What you are asked to do
Copy exactly, and only, the lines between the start of the entries below and the line containing "import plotly.graph_objects as go", both inclusive. Omit pictures.

[Code that draws figures]
----------------------------------------

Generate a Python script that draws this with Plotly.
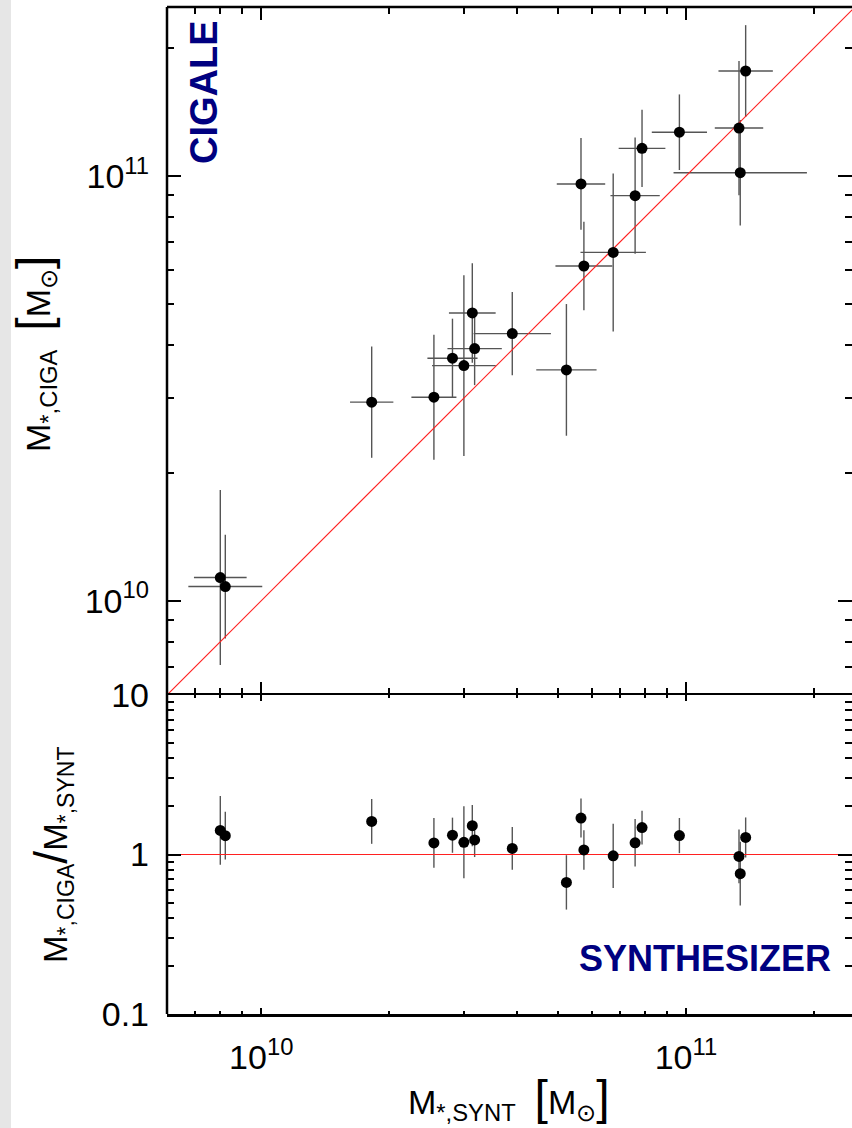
import numpy as np
import plotly.graph_objects as go

# ---------------- data ----------------
m_synt = [8.01e9, 8.23e9, 1.82e10, 2.55e10, 2.82e10, 3.00e10, 3.14e10, 3.18e10, 3.90e10,
          5.23e10, 5.75e10, 5.66e10, 6.74e10, 7.59e10, 7.88e10, 9.65e10, 1.382e11, 1.333e11, 1.342e11]
m_ciga = [1.134e10, 1.080e10, 2.935e10, 3.015e10, 3.725e10, 3.578e10, 4.76e10, 3.924e10, 4.256e10,
          3.496e10, 6.14e10, 9.58e10, 6.61e10, 8.99e10, 1.162e11, 1.268e11, 1.767e11, 1.297e11, 1.018e11]
err_synt_dex = [0.062, 0.087, 0.051, 0.053, 0.059, 0.075, 0.055, 0.064, 0.091, 0.071,
                0.067, 0.057, 0.077, 0.058, 0.055, 0.065, 0.064, 0.057, 0.157]
err_ciga_dex = [0.206, 0.122, 0.131, 0.147, 0.093, 0.213, 0.117, 0.086, 0.098, 0.155,
                0.104, 0.108, 0.186, 0.137, 0.091, 0.089, 0.108, 0.158, 0.124]

mass_limits = [6e9, 2.5e11]
ratio_limits = [0.1, 10]
mass_ticks = [1e10, 1e11]
mass_ticktext = ["10<sup>10</sup>", "10<sup>11</sup>"]
ratio_ticks = [0.1, 1, 10]
ratio_ticktext = ["0.1", "1", "10"]

# ---------------- derived quantities ----------------
xs = np.array(m_synt)
yc = np.array(m_ciga)
ex = np.array(err_synt_dex)
ey = np.array(err_ciga_dex)
ratio = yc / xs
er = np.sqrt(ex ** 2 + ey ** 2)


def up(v, e):
    return v * (10 ** e - 1)


def dn(v, e):
    return v * (1 - 10 ** (-e))


def minor_vals(lo_exp, hi_exp):
    out = []
    for p in range(lo_exp, hi_exp + 1):
        for k in range(2, 10):
            out.append(k * 10.0 ** p)
    return out


# ---------------- geometry ----------------
W, H = 852, 1128
L, R, T, B = 167, 0, 7, 114
PW = W - L - R          # 685
PH = H - T - B          # 1007
BOT_H = 319
split = BOT_H / PH
top_h = PH - BOT_H      # 688

lx0 = np.log10(mass_limits[0])
ly_span = np.log10(mass_limits[1]) - lx0
x_range = [lx0, lx0 + ly_span * PW / top_h]
y_range = [lx0, np.log10(mass_limits[1])]


def px_x(px):
    return (px - L) / PW


def px_y(py):
    return (H - B - py) / PH


FONT = "Liberation Sans"
ERRC = "#555555"

fig = go.Figure()

# top panel: error bars, 1:1 line, markers
fig.add_trace(go.Scatter(
    x=xs, y=yc, mode="markers", xaxis="x", yaxis="y",
    marker=dict(size=2, color="black", opacity=0),
    error_x=dict(type="data", symmetric=False, array=up(xs, ex), arrayminus=dn(xs, ex),
                 color=ERRC, thickness=1.4, width=0),
    error_y=dict(type="data", symmetric=False, array=up(yc, ey), arrayminus=dn(yc, ey),
                 color=ERRC, thickness=1.4, width=0),
    showlegend=False, hoverinfo="skip"))
fig.add_trace(go.Scatter(
    x=mass_limits, y=mass_limits, mode="lines", xaxis="x", yaxis="y",
    line=dict(color="#ff2020", width=1.2), showlegend=False, hoverinfo="skip"))
fig.add_trace(go.Scatter(
    x=xs, y=yc, mode="markers", xaxis="x", yaxis="y",
    marker=dict(size=11, color="black"), showlegend=False, hoverinfo="skip"))

# bottom panel
fig.add_trace(go.Scatter(
    x=xs, y=ratio, mode="markers", xaxis="x2", yaxis="y2",
    marker=dict(size=2, color="black", opacity=0),
    error_y=dict(type="data", symmetric=False, array=up(ratio, er), arrayminus=dn(ratio, er),
                 color=ERRC, thickness=1.4, width=0),
    showlegend=False, hoverinfo="skip"))
fig.add_trace(go.Scatter(
    x=mass_limits, y=[1, 1], mode="lines", xaxis="x2", yaxis="y2",
    line=dict(color="#ff2020", width=1.2), showlegend=False, hoverinfo="skip"))
fig.add_trace(go.Scatter(
    x=xs, y=ratio, mode="markers", xaxis="x2", yaxis="y2",
    marker=dict(size=11, color="black"), showlegend=False, hoverinfo="skip"))

tickfont = dict(family=FONT, size=34, color="black")
common_x = dict(type="log", range=x_range, linecolor="black", linewidth=2.5,
                mirror="ticks", ticks="inside", tickcolor="black", tickwidth=2,
                showgrid=False, zeroline=False, tickvals=mass_ticks, ticktext=mass_ticktext)

fig.update_layout(
    width=W, height=H,
    margin=dict(l=L, r=R, t=T, b=B, pad=0, autoexpand=False),
    paper_bgcolor="white", plot_bgcolor="white",
    xaxis=dict(common_x, domain=[0, 1], anchor="y", ticklen=13, showticklabels=False,
               showline=False,
               minor=dict(tickvals=minor_vals(9, 11), ticks="inside", ticklen=7,
                          tickcolor="black", tickwidth=2, showgrid=False)),
    yaxis=dict(type="log", range=y_range, domain=[split, 1], anchor="x",
               showline=False, mirror="ticks", ticks="inside", ticklen=14, tickwidth=2,
               tickcolor="black", showgrid=False, zeroline=False,
               tickvals=mass_ticks, ticktext=mass_ticktext, tickfont=tickfont,
               ticklabelstandoff=17,
               minor=dict(tickvals=minor_vals(9, 11), ticks="inside", ticklen=7,
                          tickcolor="black", tickwidth=2, showgrid=False)),
    xaxis2=dict(common_x, domain=[0, 1], anchor="y2", ticklen=6, tickfont=tickfont,
                showline=True, ticklabelstandoff=12,
                minor=dict(tickvals=minor_vals(9, 11), ticks="inside", ticklen=3,
                           tickcolor="black", tickwidth=2, showgrid=False)),
    yaxis2=dict(type="log", range=[np.log10(ratio_limits[0]), np.log10(ratio_limits[1])],
                domain=[0, split], anchor="x2",
                showline=False, mirror="ticks", ticks="inside", ticklen=14, tickwidth=2,
                tickcolor="black", showgrid=False, zeroline=False,
                tickvals=ratio_ticks, ticktext=ratio_ticktext, tickfont=tickfont,
                ticklabelstandoff=17,
                minor=dict(tickvals=minor_vals(-1, 0), ticks="inside", ticklen=7,
                           tickcolor="black", tickwidth=2, showgrid=False)),
    shapes=[
        dict(type="rect", xref="paper", yref="paper", x0=px_x(0), x1=px_x(11),
             y0=px_y(H), y1=px_y(0), fillcolor="#e6e6e6", line=dict(width=0), layer="below"),
        dict(type="line", xref="paper", yref="paper", x0=0, x1=0, y0=0, y1=1,
             line=dict(color="black", width=2.5)),
        dict(type="line", xref="paper", yref="paper", x0=0, x1=1, y0=1, y1=1,
             line=dict(color="black", width=2.5)),
    ],
    annotations=[
        dict(text="CIGALE", xref="paper", yref="paper", x=px_x(204.5), y=px_y(92.5),
             textangle=-90, showarrow=False, xanchor="center", yanchor="middle",
             font=dict(family=FONT, size=38, color="#000080", weight="bold")),
        dict(text="SYNTHESIZER", xref="paper", yref="paper", x=px_x(704.5), y=px_y(958),
             showarrow=False, xanchor="center", yanchor="middle",
             font=dict(family=FONT, size=36, color="#000080", weight="bold")),
        dict(text="M<sub>*,CIGA</sub>  <span style='font-size:48px'>[</span>M<sub>⊙</sub><span style='font-size:48px'>]</span>",
             xref="paper", yref="paper", x=px_x(34), y=px_y(354),
             textangle=-90, showarrow=False, xanchor="center", yanchor="middle",
             font=dict(family=FONT, size=34, color="black")),
        dict(text="M<sub>*,CIGA</sub><span style='font-size:46px'>/</span>M<sub>*,SYNT</sub>",
             xref="paper", yref="paper", x=px_x(52), y=px_y(855),
             textangle=-90, showarrow=False, xanchor="center", yanchor="middle",
             font=dict(family=FONT, size=33, color="black")),
        dict(text="M<sub>*,SYNT</sub>  <span style='font-size:48px'>[</span>M<sub>⊙</sub><span style='font-size:48px'>]</span>",
             xref="paper", yref="paper", x=px_x(509), y=px_y(1098),
             showarrow=False, xanchor="center", yanchor="middle",
             font=dict(family=FONT, size=34, color="black")),
    ],
)

fig.write_html("out.html", config={"displayModeBar": False, "staticPlot": True},
               post_script="document.body.style.margin='0';document.body.style.overflow='hidden';")
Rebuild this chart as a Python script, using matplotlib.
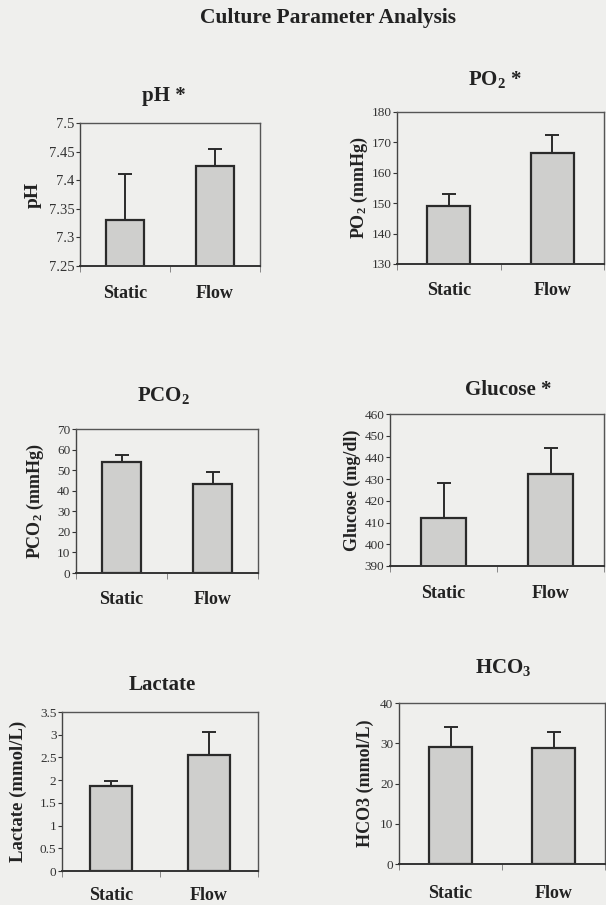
import numpy as np
import matplotlib
matplotlib.use("Agg")
import matplotlib.pyplot as plt

plt.rcParams['font.family'] = ['Liberation Serif', 'DejaVu Serif']
plt.rcParams['mathtext.fontset'] = 'custom'
plt.rcParams['mathtext.rm'] = 'Liberation Serif:bold'
plt.rcParams['mathtext.it'] = 'Liberation Serif:bold'
plt.rcParams['mathtext.bf'] = 'Liberation Serif:bold'

groups = ['Static', 'Flow']

ph_mean = [7.33, 7.425]
ph_err = [0.08, 0.03]
po2_mean = [149, 166.5]
po2_err = [4, 6]
pco2_mean = [54, 43.5]
pco2_err = [3.5, 5.5]
glu_mean = [412, 432.5]
glu_err = [16, 12]
lac_mean = [1.88, 2.55]
lac_err = [0.1, 0.5]
hco3_mean = [29, 28.7]
hco3_err = [5, 4]

W, H = 606, 905
fig = plt.figure(figsize=(W / 100, H / 100), dpi=100)
fig.patch.set_facecolor('#efefed')

# means, errs, ylim, yticks, ticklabels, title, ylabel, box px (x0, x1, ytop, ybot),
# title px, ylabel x (axes frac), tick size, ylabel size, category label y px
panels = [
    (ph_mean, ph_err, (7.25, 7.5), [7.25, 7.3, 7.35, 7.4, 7.45, 7.5],
     ['7.25', '7.3', '7.35', '7.4', '7.45', '7.5'], 'pH *', 'pH',
     (80, 260, 123, 266), (164, 96), -0.26, 10.5, 14, 293),
    (po2_mean, po2_err, (130, 180), [130, 140, 150, 160, 170, 180],
     None, 'PO$_2$ *', 'PO$_2$ (mmHg)',
     (397, 604, 112, 264), (495, 79), -0.18, 9.5, 13, 290),
    (pco2_mean, pco2_err, (0, 70), [0, 10, 20, 30, 40, 50, 60, 70],
     None, 'PCO$_2$', 'PCO$_2$ (mmHg)',
     (76, 258, 429, 573), (163, 395), -0.225, 9.5, 13, 600),
    (glu_mean, glu_err, (390, 460), [390, 400, 410, 420, 430, 440, 450, 460],
     None, 'Glucose *', 'Glucose (mg/dl)',
     (390, 604, 414, 566), (508, 390), -0.178, 9.5, 13, 593),
    (lac_mean, lac_err, (0, 3.5), [0, 0.5, 1, 1.5, 2, 2.5, 3, 3.5],
     ['0', '0.5', '1', '1.5', '2', '2.5', '3', '3.5'], 'Lactate', 'Lactate (mmol/L)',
     (62, 258, 712, 871), (162, 685), -0.224, 9.5, 13.5, 895),
    (hco3_mean, hco3_err, (0, 40), [0, 10, 20, 30, 40],
     None, 'HCO$_3$', 'HCO3 (mmol/L)',
     (399, 605, 703, 864), (503, 667), -0.165, 9.5, 13, 893),
]

for (means, errs, ylim, yt, ytl, title, ylab, box, tpos, labx, tsize, lsize,
     caty) in panels:
    x0, x1, yt0, yb0 = box
    ax = fig.add_axes([x0 / W, 1 - yb0 / H, (x1 - x0) / W, (yb0 - yt0) / H])
    ax.set_facecolor('none')
    x = np.arange(len(groups))
    ax.bar(x, means, width=0.42, color='#cfcfcd', edgecolor='#2a2a2a', linewidth=1.6,
           zorder=2)
    ax.errorbar(x, means, yerr=[np.zeros(len(errs)), errs], fmt='none', ecolor='#2a2a2a',
                elinewidth=1.4, capsize=5, capthick=1.4, zorder=3)
    ax.set_xlim(-0.5, 1.5)
    ax.set_ylim(*ylim)
    ax.set_yticks(yt)
    if ytl is not None:
        ax.set_yticklabels(ytl)
    ax.tick_params(axis='y', direction='out', length=3, width=0.8, labelsize=tsize,
                   pad=1, colors='#333333')
    ax.set_xticks([-0.5, 0.5, 1.5])
    ax.set_xticklabels([])
    ax.tick_params(axis='x', direction='out', length=4, width=0.6, colors='#777777')
    for i, g in enumerate(groups):
        fig.text((x0 + (x1 - x0) * (i + 0.5) / 2) / W, 1 - caty / H, g,
                 ha='center', va='center', fontsize=13, fontweight='bold', color='#222222')
    ax.set_ylabel(ylab, fontsize=lsize, fontweight='bold', color='#222222')
    ax.yaxis.set_label_coords(labx, 0.5)
    ax.yaxis.label.set_verticalalignment('center')
    ax.spines['left'].set_color('#444444')
    ax.spines['bottom'].set_color('#333333')
    ax.spines['bottom'].set_linewidth(1.4)
    ax.spines['left'].set_linewidth(1.0)
    for s in ['top', 'right']:
        ax.spines[s].set_color('#555555')
        ax.spines[s].set_linewidth(1.0)
    fig.text(tpos[0] / W, 1 - tpos[1] / H, title, ha='center', va='center', fontsize=15,
             fontweight='bold', color='#222222')

fig.text(328 / W, 1 - 18 / H, 'Culture Parameter Analysis', ha='center', va='center',
         fontsize=15.5, fontweight='bold', color='#222222')

fig.savefig('out.png', dpi=100, facecolor=fig.get_facecolor())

----------------------------------------

Result of the task
Generate a Python script that draws this with Plotly.
import numpy as np
import plotly.graph_objects as go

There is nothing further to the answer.